KEIGHLEY MP Robbie Moore is to meet Government ministers as part of his campaign to 'break away' from Bradford Council.

He raised the issue during Prime Minister's Questions, and was told by Rishi Sunak that a meeting would be arranged.

Mr Moore – supported by fellow Conservative MP, Shipley's Philip Davies – wants to see smaller unitary authorities being created through his Local Authority Boundaries (Referendums) Bill, which had its second reading in the Commons earlier this year.

He accuses Labour-run Bradford Council of "ignoring" Keighley residents and failing to represent their best interests.

But Labour has described his campaign as "bizarre".
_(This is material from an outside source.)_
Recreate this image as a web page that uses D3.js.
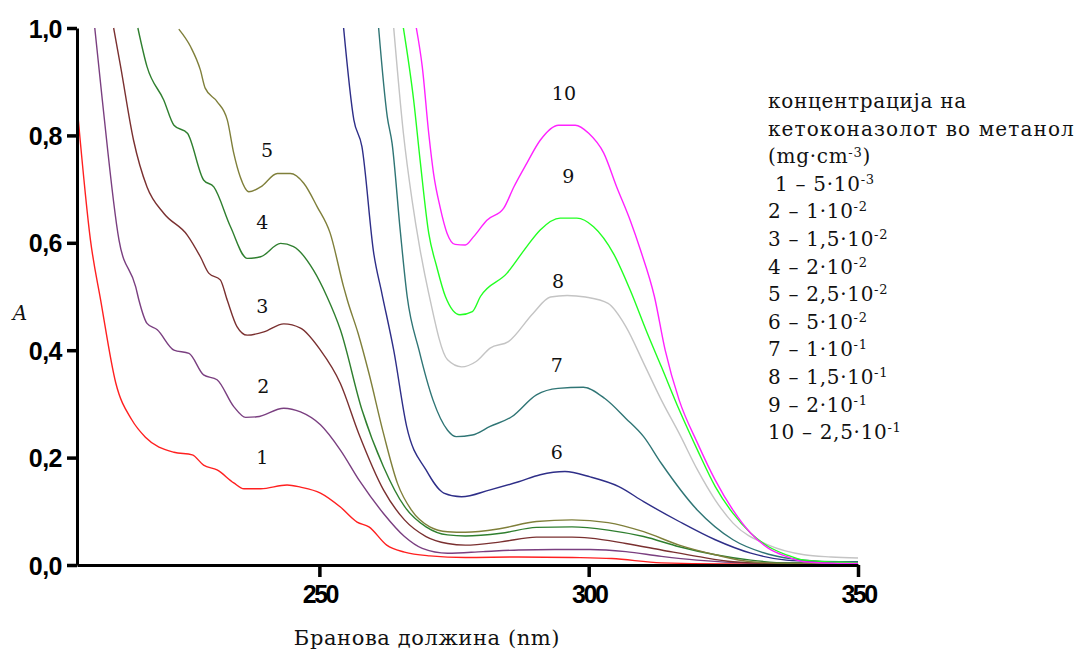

Mr Moore told Prime Minister's Questions: "For too long, Bradford Council has failed to represent the best interests of my constituents, whether in its catastrophic failures on children's services, its inability to invest our own council tax back into Keighley and Ilkley, or its refusal to instigate a review into child sexual exploitation across the Bradford district.

"Local residents and I are fed up of being ignored by Bradford Council – and we want out."
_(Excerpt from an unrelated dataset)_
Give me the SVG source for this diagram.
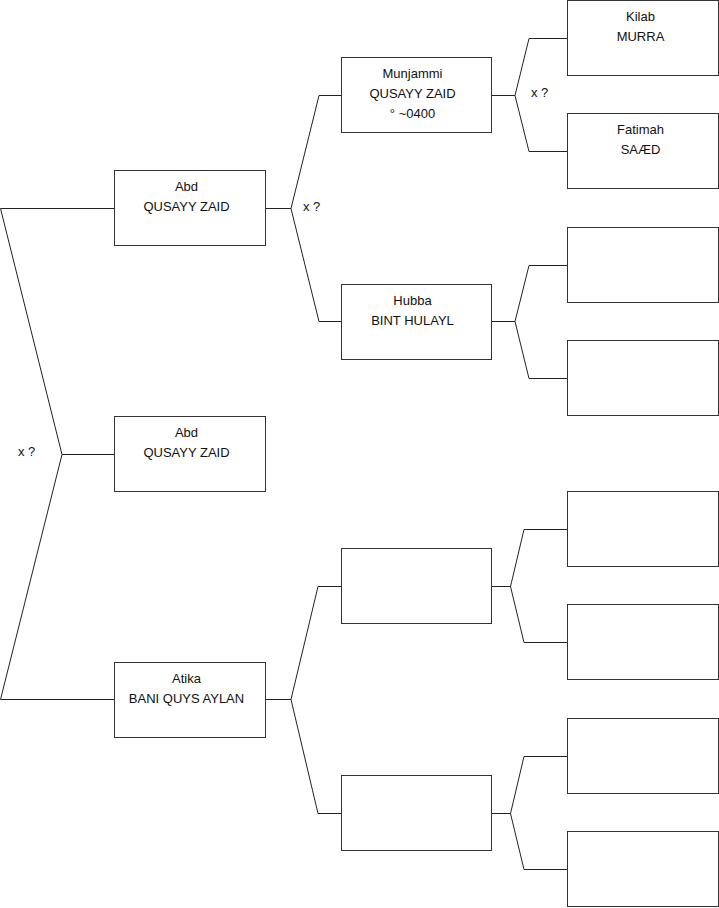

Mr Sunak said: "I know my honourable friend is a passionate campaigner on this issue, having even introduced a Private Members' Bill on it earlier this year.

"I agree that his council should be working to ensure that it delivers good services for all its residents, including his constituents."

Speaking afterwards, Mr Moore added: "Residents are fed up with Bradford Council ignoring our area and constantly trying to shift the blame for its own failures."

Bradford Council leader Councillor Susan Hinchcliffe has previously argued against the proposal to split the district, saying it does not make sense to set up two local authorities as it would double the costs.

She adds that the local authority will always stand up for the whole district and promote investment and opportunity in Keighley.

Labour's Sarah Owen, the shadow minister for Levelling Up, Housing, Communities and Local Government, described Mr Moore's bill as a "bizarre piece of legislation".

She added: "It is a shame that Mr Moore used his opportunity to speak in the House about local government by advocating for unneeded changes to boundaries rather than calling for existing councils to be adequately supported.

"If things are so bad – they already have a Tory MP and a Tory Government – the possibility of a Tory-run local authority probably is not going to help the situation."